Problem requirements |
Each line in the material below, starting at the one with "Rebuild this chart" and ending at the one with "const logFreq: number[]", is to be reproduced exactly; no picture is to be copied.

Records |
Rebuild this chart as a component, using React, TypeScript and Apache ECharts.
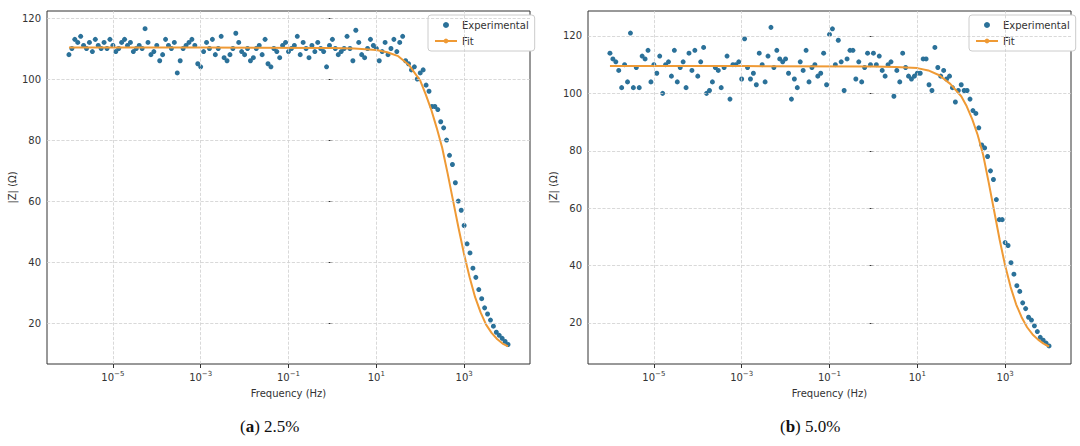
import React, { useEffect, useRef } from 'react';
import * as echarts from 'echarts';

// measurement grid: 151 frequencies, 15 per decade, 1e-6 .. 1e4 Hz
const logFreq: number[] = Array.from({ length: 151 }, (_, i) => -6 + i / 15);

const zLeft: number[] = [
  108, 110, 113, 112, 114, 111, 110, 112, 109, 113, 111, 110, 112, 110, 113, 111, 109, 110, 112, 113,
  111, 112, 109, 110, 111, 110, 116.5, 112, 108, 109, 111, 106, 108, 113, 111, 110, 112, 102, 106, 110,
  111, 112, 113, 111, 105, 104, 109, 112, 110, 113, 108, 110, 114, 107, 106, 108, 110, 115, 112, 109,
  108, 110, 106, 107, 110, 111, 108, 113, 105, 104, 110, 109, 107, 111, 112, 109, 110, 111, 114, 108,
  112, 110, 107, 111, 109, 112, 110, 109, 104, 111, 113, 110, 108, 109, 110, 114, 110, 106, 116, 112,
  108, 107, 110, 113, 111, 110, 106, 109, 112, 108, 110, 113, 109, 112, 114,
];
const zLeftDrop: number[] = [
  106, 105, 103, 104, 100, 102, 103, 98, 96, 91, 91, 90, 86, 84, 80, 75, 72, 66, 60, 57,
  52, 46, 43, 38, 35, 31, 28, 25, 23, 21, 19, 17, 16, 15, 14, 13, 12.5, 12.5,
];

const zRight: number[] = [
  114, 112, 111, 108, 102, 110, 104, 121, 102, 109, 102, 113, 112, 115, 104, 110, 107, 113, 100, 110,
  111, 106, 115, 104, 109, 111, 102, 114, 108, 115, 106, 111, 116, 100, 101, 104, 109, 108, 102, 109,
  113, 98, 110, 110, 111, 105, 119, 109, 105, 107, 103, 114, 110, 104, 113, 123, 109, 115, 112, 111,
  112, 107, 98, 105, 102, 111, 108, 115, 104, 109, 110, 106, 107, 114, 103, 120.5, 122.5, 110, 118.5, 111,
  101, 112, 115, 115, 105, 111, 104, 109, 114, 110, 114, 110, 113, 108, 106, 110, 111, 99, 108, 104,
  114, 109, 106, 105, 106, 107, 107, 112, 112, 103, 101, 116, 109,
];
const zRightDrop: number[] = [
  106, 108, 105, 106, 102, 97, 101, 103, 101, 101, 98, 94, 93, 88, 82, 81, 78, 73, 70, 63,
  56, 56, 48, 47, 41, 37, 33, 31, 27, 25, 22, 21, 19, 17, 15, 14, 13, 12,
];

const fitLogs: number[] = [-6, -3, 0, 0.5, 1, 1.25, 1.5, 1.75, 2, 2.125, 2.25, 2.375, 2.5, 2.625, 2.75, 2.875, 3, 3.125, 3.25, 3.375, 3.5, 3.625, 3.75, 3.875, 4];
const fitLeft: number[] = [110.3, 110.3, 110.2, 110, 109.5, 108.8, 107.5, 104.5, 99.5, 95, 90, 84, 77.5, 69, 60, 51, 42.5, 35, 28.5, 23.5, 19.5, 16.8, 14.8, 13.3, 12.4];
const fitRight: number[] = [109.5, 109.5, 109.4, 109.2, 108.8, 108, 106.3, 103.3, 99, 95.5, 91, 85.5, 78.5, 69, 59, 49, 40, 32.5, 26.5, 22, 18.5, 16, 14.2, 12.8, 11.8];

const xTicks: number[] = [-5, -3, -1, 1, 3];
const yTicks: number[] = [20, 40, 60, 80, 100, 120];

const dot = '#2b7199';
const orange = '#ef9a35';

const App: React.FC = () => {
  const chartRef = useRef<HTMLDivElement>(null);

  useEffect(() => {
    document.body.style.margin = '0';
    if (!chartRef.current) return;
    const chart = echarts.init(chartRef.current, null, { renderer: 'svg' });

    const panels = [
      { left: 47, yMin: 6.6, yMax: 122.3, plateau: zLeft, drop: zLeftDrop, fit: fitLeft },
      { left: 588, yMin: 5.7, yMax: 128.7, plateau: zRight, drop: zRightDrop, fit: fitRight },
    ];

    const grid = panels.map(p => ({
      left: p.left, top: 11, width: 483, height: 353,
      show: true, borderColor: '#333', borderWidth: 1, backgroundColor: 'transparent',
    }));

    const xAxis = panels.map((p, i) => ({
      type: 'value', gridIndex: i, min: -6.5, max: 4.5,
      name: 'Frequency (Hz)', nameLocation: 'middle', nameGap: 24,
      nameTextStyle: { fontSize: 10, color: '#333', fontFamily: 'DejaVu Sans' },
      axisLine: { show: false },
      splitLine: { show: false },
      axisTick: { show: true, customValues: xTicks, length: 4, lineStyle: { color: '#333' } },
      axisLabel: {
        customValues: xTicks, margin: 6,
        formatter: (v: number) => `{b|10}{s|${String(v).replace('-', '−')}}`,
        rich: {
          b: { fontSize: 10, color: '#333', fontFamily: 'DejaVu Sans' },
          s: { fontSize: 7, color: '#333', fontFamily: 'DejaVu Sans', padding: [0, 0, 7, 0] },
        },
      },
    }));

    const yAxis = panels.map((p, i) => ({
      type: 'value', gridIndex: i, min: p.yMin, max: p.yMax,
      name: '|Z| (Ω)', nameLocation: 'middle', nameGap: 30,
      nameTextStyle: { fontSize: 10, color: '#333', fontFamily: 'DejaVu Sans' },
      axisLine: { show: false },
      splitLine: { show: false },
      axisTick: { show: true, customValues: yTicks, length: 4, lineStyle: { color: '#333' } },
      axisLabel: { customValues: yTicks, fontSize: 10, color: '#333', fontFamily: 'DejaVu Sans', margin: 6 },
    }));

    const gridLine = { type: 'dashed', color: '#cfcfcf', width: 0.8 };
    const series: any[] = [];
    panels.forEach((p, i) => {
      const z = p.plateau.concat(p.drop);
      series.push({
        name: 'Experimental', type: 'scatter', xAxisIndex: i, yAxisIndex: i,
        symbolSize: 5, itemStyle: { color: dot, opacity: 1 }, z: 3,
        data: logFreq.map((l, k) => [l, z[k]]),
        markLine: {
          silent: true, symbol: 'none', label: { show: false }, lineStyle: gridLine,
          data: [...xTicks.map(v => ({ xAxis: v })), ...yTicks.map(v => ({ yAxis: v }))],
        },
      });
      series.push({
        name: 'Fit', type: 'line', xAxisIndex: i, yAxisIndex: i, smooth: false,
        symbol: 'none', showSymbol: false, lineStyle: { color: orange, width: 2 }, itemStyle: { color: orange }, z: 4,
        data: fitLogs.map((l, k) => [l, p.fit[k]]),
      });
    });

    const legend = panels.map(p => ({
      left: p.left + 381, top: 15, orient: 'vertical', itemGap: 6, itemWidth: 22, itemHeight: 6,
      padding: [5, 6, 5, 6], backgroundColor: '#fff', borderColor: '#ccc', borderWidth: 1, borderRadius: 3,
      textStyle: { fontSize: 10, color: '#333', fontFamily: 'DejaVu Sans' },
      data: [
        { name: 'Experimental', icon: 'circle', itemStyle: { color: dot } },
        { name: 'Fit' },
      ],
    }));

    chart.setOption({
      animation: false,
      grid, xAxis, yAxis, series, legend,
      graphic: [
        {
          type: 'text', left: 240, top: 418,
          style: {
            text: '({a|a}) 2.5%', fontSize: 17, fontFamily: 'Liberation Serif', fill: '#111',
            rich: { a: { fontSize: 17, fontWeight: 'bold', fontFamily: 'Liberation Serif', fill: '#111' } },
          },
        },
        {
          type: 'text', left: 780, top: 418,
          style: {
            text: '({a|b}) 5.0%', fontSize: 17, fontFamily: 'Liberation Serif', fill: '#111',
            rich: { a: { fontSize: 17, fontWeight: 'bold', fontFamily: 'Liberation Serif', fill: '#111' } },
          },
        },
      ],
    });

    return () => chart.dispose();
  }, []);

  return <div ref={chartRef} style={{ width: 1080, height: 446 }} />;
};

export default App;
---
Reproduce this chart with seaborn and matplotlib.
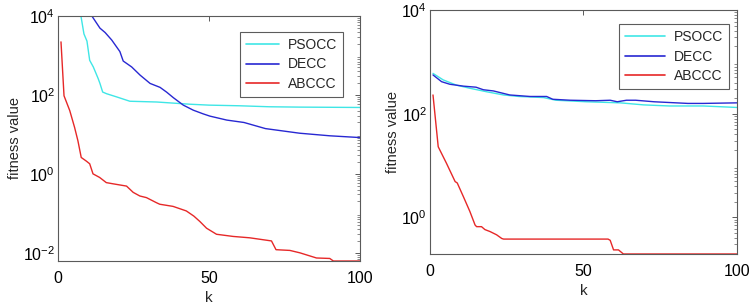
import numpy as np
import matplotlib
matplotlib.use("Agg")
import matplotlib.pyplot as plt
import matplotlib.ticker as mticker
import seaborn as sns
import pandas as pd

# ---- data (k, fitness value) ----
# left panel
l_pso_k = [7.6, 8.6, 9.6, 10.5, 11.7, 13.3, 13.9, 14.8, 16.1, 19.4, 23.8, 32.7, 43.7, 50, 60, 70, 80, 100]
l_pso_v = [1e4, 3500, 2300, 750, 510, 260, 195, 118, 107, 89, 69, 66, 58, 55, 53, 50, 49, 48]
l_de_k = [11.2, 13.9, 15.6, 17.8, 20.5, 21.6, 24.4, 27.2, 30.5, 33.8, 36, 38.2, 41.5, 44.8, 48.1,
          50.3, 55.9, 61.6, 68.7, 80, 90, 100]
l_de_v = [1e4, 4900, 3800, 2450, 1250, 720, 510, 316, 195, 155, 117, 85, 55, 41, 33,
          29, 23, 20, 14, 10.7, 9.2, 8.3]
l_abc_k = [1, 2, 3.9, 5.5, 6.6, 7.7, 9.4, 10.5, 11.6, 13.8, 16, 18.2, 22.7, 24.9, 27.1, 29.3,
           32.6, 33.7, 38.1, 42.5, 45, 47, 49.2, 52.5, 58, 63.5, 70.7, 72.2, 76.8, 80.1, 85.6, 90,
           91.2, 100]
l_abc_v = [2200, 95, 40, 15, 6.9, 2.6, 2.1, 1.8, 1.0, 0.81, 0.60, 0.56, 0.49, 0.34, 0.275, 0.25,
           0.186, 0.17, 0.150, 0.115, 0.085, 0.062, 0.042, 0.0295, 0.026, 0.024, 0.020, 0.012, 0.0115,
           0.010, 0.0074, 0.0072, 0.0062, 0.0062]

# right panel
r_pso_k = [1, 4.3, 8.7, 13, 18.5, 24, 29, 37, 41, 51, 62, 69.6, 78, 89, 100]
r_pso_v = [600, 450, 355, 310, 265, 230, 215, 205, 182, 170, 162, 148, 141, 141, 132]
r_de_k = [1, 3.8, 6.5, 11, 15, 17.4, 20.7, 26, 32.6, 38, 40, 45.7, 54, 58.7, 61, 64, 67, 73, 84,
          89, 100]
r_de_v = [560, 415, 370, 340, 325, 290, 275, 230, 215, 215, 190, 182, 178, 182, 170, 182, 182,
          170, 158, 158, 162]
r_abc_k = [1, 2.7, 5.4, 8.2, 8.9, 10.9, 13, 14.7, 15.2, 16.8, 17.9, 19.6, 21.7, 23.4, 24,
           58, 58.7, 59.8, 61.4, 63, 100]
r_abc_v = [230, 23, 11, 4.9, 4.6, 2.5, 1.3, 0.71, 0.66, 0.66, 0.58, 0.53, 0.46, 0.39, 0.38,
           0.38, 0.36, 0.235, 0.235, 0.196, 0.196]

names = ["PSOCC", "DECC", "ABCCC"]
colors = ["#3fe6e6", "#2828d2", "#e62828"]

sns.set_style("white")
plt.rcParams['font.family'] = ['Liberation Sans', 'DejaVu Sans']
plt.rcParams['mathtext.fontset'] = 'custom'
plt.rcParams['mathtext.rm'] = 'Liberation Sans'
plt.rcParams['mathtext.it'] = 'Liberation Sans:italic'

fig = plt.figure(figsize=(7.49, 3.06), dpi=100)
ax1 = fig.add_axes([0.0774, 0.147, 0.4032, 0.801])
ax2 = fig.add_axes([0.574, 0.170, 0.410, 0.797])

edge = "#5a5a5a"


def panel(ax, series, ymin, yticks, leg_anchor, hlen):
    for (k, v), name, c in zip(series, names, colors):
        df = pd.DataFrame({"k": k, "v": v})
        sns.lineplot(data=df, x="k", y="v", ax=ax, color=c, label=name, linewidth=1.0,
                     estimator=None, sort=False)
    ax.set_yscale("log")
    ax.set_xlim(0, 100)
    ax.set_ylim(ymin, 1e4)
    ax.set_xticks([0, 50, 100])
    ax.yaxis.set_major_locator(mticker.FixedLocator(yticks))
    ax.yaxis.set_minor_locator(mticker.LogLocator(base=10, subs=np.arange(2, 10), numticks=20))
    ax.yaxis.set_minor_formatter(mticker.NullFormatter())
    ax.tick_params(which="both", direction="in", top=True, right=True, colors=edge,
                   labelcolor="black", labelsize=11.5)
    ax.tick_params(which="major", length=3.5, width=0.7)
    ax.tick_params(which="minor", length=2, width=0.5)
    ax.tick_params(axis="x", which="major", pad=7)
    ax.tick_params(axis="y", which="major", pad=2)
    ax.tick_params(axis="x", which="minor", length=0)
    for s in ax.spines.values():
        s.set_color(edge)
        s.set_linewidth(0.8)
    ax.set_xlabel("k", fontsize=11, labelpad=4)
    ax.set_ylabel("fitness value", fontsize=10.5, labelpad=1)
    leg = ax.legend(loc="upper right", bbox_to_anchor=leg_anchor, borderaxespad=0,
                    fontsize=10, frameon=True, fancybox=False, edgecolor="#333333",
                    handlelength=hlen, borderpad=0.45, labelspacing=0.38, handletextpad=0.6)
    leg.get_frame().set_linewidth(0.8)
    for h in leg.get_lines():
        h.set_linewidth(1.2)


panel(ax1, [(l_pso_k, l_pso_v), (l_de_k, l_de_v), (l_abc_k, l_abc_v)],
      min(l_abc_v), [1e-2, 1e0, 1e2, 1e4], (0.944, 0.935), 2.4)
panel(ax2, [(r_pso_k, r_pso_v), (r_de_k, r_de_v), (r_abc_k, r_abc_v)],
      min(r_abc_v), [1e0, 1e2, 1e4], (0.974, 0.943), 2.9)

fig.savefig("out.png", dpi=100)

Reply to the task |
Rebuild this chart as a component, using React, TypeScript and Apache ECharts.
import React, { useEffect, useRef } from 'react';
import * as echarts from 'echarts';

// measurement grid: 151 frequencies, 15 per decade, 1e-6 .. 1e4 Hz
const logFreq: number[] = Array.from({ length: 151 }, (_, i) => -6 + i / 15);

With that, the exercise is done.